= What to produce =
Leave out the pictures and copy everything else below exactly.

— start Collected data —

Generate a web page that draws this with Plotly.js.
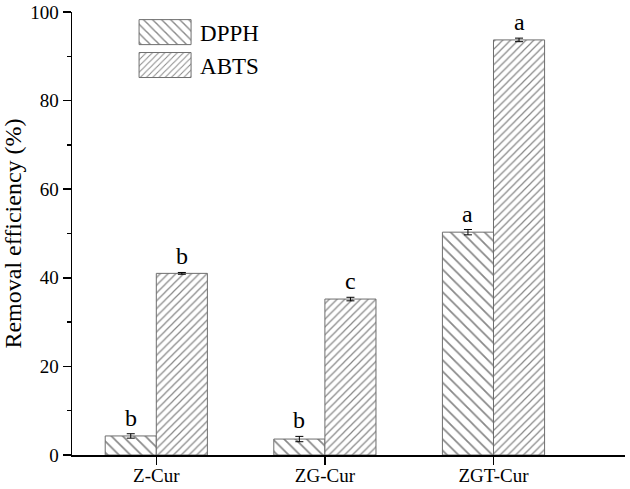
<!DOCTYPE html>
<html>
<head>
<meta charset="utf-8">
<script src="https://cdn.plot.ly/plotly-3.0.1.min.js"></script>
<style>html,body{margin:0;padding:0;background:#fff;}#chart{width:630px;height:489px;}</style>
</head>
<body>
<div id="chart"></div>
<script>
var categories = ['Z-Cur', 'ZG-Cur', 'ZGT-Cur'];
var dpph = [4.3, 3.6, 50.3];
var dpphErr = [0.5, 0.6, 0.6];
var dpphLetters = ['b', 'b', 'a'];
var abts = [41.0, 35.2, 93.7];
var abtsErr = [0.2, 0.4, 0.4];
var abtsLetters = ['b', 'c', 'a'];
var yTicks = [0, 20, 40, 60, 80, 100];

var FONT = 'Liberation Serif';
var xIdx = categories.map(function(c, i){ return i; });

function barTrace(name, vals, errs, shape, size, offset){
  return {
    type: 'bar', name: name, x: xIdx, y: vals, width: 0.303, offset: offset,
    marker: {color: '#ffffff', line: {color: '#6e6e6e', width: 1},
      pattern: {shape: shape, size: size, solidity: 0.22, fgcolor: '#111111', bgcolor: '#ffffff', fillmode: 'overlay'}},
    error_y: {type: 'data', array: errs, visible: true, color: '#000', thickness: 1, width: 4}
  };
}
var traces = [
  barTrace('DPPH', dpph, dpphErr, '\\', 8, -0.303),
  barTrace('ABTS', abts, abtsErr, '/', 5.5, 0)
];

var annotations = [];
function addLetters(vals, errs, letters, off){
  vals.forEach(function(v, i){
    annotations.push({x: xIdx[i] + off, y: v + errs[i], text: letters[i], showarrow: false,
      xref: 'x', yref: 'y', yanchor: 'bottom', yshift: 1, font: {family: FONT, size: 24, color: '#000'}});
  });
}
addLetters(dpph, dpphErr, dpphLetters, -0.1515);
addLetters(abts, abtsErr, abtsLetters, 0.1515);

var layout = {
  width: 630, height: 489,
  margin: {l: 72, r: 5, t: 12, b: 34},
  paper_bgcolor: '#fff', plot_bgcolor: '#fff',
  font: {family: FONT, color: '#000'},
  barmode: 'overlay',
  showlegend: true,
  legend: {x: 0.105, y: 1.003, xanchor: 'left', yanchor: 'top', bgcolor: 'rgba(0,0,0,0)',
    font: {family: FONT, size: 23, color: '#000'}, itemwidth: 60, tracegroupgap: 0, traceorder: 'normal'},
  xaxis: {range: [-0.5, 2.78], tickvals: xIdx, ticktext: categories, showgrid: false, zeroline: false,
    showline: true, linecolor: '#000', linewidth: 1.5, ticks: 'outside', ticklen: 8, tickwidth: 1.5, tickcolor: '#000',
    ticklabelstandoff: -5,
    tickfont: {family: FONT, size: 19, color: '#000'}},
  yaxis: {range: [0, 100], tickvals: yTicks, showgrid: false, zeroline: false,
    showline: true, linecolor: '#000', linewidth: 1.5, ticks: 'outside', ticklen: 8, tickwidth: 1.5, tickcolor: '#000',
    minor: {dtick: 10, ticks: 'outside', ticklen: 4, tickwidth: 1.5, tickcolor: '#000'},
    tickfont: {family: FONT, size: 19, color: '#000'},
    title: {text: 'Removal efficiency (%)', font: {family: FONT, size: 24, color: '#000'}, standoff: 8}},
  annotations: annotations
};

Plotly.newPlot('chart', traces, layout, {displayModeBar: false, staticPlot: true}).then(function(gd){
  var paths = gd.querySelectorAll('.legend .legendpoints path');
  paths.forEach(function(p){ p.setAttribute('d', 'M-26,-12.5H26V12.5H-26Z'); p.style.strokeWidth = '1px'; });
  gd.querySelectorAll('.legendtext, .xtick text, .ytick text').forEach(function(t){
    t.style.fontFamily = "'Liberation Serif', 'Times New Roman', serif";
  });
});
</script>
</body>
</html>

— end Collected data —

= Finished task =
Generate a web page that draws this with Plotly.js.
<!DOCTYPE html>
<html>
<head>
<meta charset="utf-8">
<script src="https://cdn.plot.ly/plotly-3.0.1.min.js"></script>
<style>html,body{margin:0;padding:0;background:#fff;}#chart{width:630px;height:489px;}</style>
</head>
<body>
<div id="chart"></div>
<script>
var categories = ['Z-Cur', 'ZG-Cur', 'ZGT-Cur'];
var dpph = [4.3, 3.6, 50.3];
var dpphErr = [0.5, 0.6, 0.6];
var dpphLetters = ['b', 'b', 'a'];
var abts = [41.0, 35.2, 93.7];
var abtsErr = [0.2, 0.4, 0.4];
var abtsLetters = ['b', 'c', 'a'];
var yTicks = [0, 20, 40, 60, 80, 100];

var FONT = 'Liberation Serif';
var xIdx = categories.map(function(c, i){ return i; });

function barTrace(name, vals, errs, shape, size, offset){
  return {
    type: 'bar', name: name, x: xIdx, y: vals, width: 0.303, offset: offset,
    marker: {color: '#ffffff', line: {color: '#6e6e6e', width: 1},
      pattern: {shape: shape, size: size, solidity: 0.22, fgcolor: '#111111', bgcolor: '#ffffff', fillmode: 'overlay'}},
    error_y: {type: 'data', array: errs, visible: true, color: '#000', thickness: 1, width: 4}
  };
}
var traces = [
  barTrace('DPPH', dpph, dpphErr, '\\', 8, -0.303),
  barTrace('ABTS', abts, abtsErr, '/', 5.5, 0)
];

var annotations = [];
function addLetters(vals, errs, letters, off){
  vals.forEach(function(v, i){
    annotations.push({x: xIdx[i] + off, y: v + errs[i], text: letters[i], showarrow: false,
      xref: 'x', yref: 'y', yanchor: 'bottom', yshift: 1, font: {family: FONT, size: 24, color: '#000'}});
  });
}
addLetters(dpph, dpphErr, dpphLetters, -0.1515);
addLetters(abts, abtsErr, abtsLetters, 0.1515);

var layout = {
  width: 630, height: 489,
  margin: {l: 72, r: 5, t: 12, b: 34},
  paper_bgcolor: '#fff', plot_bgcolor: '#fff',
  font: {family: FONT, color: '#000'},
  barmode: 'overlay',
  showlegend: true,
  legend: {x: 0.105, y: 1.003, xanchor: 'left', yanchor: 'top', bgcolor: 'rgba(0,0,0,0)',
    font: {family: FONT, size: 23, color: '#000'}, itemwidth: 60, tracegroupgap: 0, traceorder: 'normal'},
  xaxis: {range: [-0.5, 2.78], tickvals: xIdx, ticktext: categories, showgrid: false, zeroline: false,
    showline: true, linecolor: '#000', linewidth: 1.5, ticks: 'outside', ticklen: 8, tickwidth: 1.5, tickcolor: '#000',
    ticklabelstandoff: -5,
    tickfont: {family: FONT, size: 19, color: '#000'}},
  yaxis: {range: [0, 100], tickvals: yTicks, showgrid: false, zeroline: false,
    showline: true, linecolor: '#000', linewidth: 1.5, ticks: 'outside', ticklen: 8, tickwidth: 1.5, tickcolor: '#000',
    minor: {dtick: 10, ticks: 'outside', ticklen: 4, tickwidth: 1.5, tickcolor: '#000'},
    tickfont: {family: FONT, size: 19, color: '#000'},
    title: {text: 'Removal efficiency (%)', font: {family: FONT, size: 24, color: '#000'}, standoff: 8}},
  annotations: annotations
};

Plotly.newPlot('chart', traces, layout, {displayModeBar: false, staticPlot: true}).then(function(gd){
  var paths = gd.querySelectorAll('.legend .legendpoints path');
  paths.forEach(function(p){ p.setAttribute('d', 'M-26,-12.5H26V12.5H-26Z'); p.style.strokeWidth = '1px'; });
  gd.querySelectorAll('.legendtext, .xtick text, .ytick text').forEach(function(t){
    t.style.fontFamily = "'Liberation Serif', 'Times New Roman', serif";
  });
});
</script>
</body>
</html>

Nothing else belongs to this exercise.